TO DO –
Copy each line below that includes "draw".

**********

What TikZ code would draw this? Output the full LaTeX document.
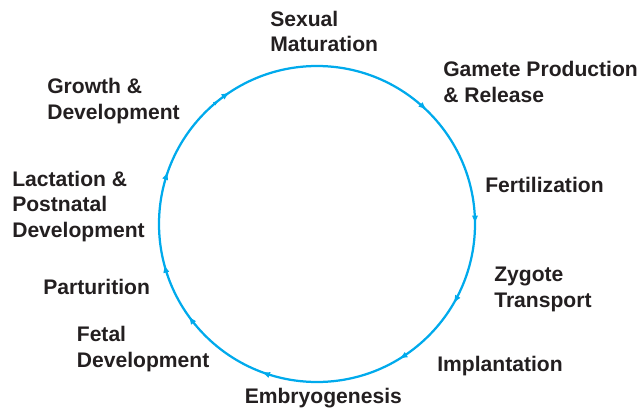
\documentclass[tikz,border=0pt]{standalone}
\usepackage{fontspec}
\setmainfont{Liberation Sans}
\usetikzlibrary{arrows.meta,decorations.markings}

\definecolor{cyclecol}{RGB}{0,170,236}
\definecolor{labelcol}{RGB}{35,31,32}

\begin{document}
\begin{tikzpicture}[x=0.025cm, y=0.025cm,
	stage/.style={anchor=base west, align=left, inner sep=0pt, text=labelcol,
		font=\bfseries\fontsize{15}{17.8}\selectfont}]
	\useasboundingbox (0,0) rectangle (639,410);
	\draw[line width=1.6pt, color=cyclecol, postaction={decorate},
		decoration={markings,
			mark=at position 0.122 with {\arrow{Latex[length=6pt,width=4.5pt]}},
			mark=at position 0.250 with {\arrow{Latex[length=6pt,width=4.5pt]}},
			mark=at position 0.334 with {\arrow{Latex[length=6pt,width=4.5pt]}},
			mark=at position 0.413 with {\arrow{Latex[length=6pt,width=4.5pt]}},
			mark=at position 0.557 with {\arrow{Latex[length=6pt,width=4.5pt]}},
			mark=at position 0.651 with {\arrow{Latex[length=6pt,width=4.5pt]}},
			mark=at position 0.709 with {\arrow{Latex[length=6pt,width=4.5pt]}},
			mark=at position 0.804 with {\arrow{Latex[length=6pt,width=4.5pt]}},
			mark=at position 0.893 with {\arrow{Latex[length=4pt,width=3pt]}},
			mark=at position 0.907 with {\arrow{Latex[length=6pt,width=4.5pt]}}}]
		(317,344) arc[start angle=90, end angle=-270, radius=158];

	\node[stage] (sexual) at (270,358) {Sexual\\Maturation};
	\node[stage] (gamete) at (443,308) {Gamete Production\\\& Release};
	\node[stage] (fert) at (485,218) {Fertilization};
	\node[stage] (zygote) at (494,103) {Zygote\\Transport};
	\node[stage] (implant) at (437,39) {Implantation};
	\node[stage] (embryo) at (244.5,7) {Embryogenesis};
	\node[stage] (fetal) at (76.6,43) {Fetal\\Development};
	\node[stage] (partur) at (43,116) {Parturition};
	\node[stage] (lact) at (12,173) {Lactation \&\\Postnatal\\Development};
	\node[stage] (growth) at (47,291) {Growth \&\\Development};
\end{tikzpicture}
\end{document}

**********

SOLUTION TO THE EXERCISE –
What TikZ code would draw this? Output the full LaTeX document.
	\draw[line width=1.6pt, color=cyclecol, postaction={decorate},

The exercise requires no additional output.